Bothered

I don't know what to do now. I'm confused. I don't know what to think. I feel like screaming and just running away. I can hear voices in my head, making me dizzy and wanting to puke all my problems out. I know school isn't that much of a big deal, but what i have to go through to be accepted. To be known. To be liked. I just wish judgemental people, would judge, but help. But people nowadays just know how to judge, without even trying to get to know the person. I'm tired of getting judged with how i dress, if i wear tudung or not, or if i listen to hardcore. At least i know what i have to do as a muslim. Pray, doa, puasa. I know all of those things. Can't you stop forcing me to do things i'm trying my best to do? It may not affect you as much, but i'm hurt. I'm pressured okay? I'm deeply pressured. I know, as a girl, i'm supposed to cover up and conceal the things i'm not supposed to show to the world. But i'm really trying my best. Just because i take fashion in my school doesn't mean i go out in bikini's and wear short dresses showing bare legs. I wear jeans, long pants, long skirts, just like everyone else. Why do i still get judged? Getting pushed to do something, isn't a nice feeling. Why can't i just get support?
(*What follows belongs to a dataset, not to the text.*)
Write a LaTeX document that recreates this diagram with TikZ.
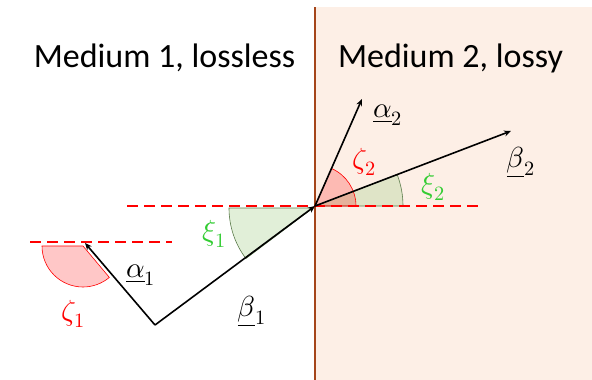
\documentclass[tikz,border=0pt]{standalone}
\usepackage{fontspec}
\usepackage{unicode-math}
\setmainfont{Carlito}
\setmathfont{Latin Modern Math}
\usetikzlibrary{arrows.meta}
\definecolor{paneC}{HTML}{FDEFE6}
\definecolor{wallC}{HTML}{A5451A}
\definecolor{lblgreen}{HTML}{33CC33}
\definecolor{secgreen}{HTML}{A9D18E}
\definecolor{edgegreen}{HTML}{5A7A4A}
\newcommand{\ulvec}[2]{\smash{\underline{#1}}_{#2}}
\tikzset{
  redline/.style={red, line width=1.8pt, dash pattern=on 11pt off 6pt},
  vec/.style={black, line width=1.6pt, -{Stealth[length=7pt,width=6pt]}},
  redsec/.style={fill=red, fill opacity=0.22, draw=red, draw opacity=1, line width=0.6pt},
  greensec/.style={fill=secgreen, fill opacity=0.35, draw=edgegreen, draw opacity=1, line width=0.6pt},
  title/.style={font=\fontsize{34}{40}\selectfont, anchor=base},
  mlabel/.style={font=\fontsize{29}{34}\selectfont, inner sep=0pt},
  vlabel/.style={font=\fontsize{29}{34}\selectfont, inner sep=0pt, anchor=base},
}
\begin{document}
\begin{tikzpicture}[x=1pt,y=-1pt]
\useasboundingbox (0,0) rectangle (592,380);
\fill[paneC] (315,7) rectangle (592,380);
\draw[wallC, line width=2pt] (315,7) -- (315,380);

\node[title] (t1) at (164.5,67) {Medium 1, lossless};
\node[title] (t2) at (450.5,67) {Medium 2, lossy};

\coordinate (O) at (315,206);
\coordinate (A1) at (85,243);
\coordinate (S) at (155,325);
\coordinate (A2) at (362,99);
\coordinate (B2) at (511,131);
\coordinate (L1a) at (30,242);
\coordinate (L1b) at (172,242);
\coordinate (L2a) at (127,206);
\coordinate (L2b) at (482,206);

% sectors (y axis flipped: angles are negated)
\path[redsec] (83,246) -- ++(-41,0) arc[start angle=180, end angle=50, radius=41] -- cycle;
\path[greensec] (313,208) -- ++(-84,0) arc[start angle=180, end angle=143, radius=84] -- cycle;
\path[greensec] (O) -- ++(88,0) arc[start angle=0, end angle=-20.9, radius=88] -- cycle;
\path[redsec] (O) -- ++(41,0) arc[start angle=0, end angle=-66.3, radius=41] -- cycle;

% dashed lines
\draw[redline] (L1a) -- (L1b);
\draw[redline] (L2a) -- (L2b);

% vectors
\draw[vec] (S) -- (A1);
\draw[vec] (S) -- (O);
\draw[vec] (O) -- (A2);
\draw[vec] (O) -- (B2);

% labels
\node[vlabel] (la1) at (141,277) {$\ulvec{\alpha}{1}$};
\node[vlabel] (lb1) at (252,316) {$\ulvec{\beta}{1}$};
\node[vlabel] (la2) at (388,117) {$\ulvec{\alpha}{2}$};
\node[vlabel] (lb2) at (521,167) {$\ulvec{\beta}{2}$};
\node[mlabel, text=red] (lz1) at (73,314) {$\zeta_1$};
\node[mlabel, text=red] (lz2) at (364,162) {$\zeta_2$};
\node[mlabel, text=lblgreen] (lx1) at (214,234) {$\xi_1$};
\node[mlabel, text=lblgreen] (lx2) at (433,187) {$\xi_2$};
\end{tikzpicture}
\end{document}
Why does it have to be "ala budak tu tak pakai tudung, maksiat je la kerja dia"? I'm not a bad person. I've never killed anyone. I don't swear. I don't lie. I believe in Allah. I try my best to make everyone happy. Why can't people do the same?  Even my ustazah judges me. My ustaz as well. I want to make my own decisions but with all the pressure, it isn't exactly making me think right. My head feels like it wants to explode. I'm confused. I'm tired of listening to what people have to say. I can't take it anymore. I just can't.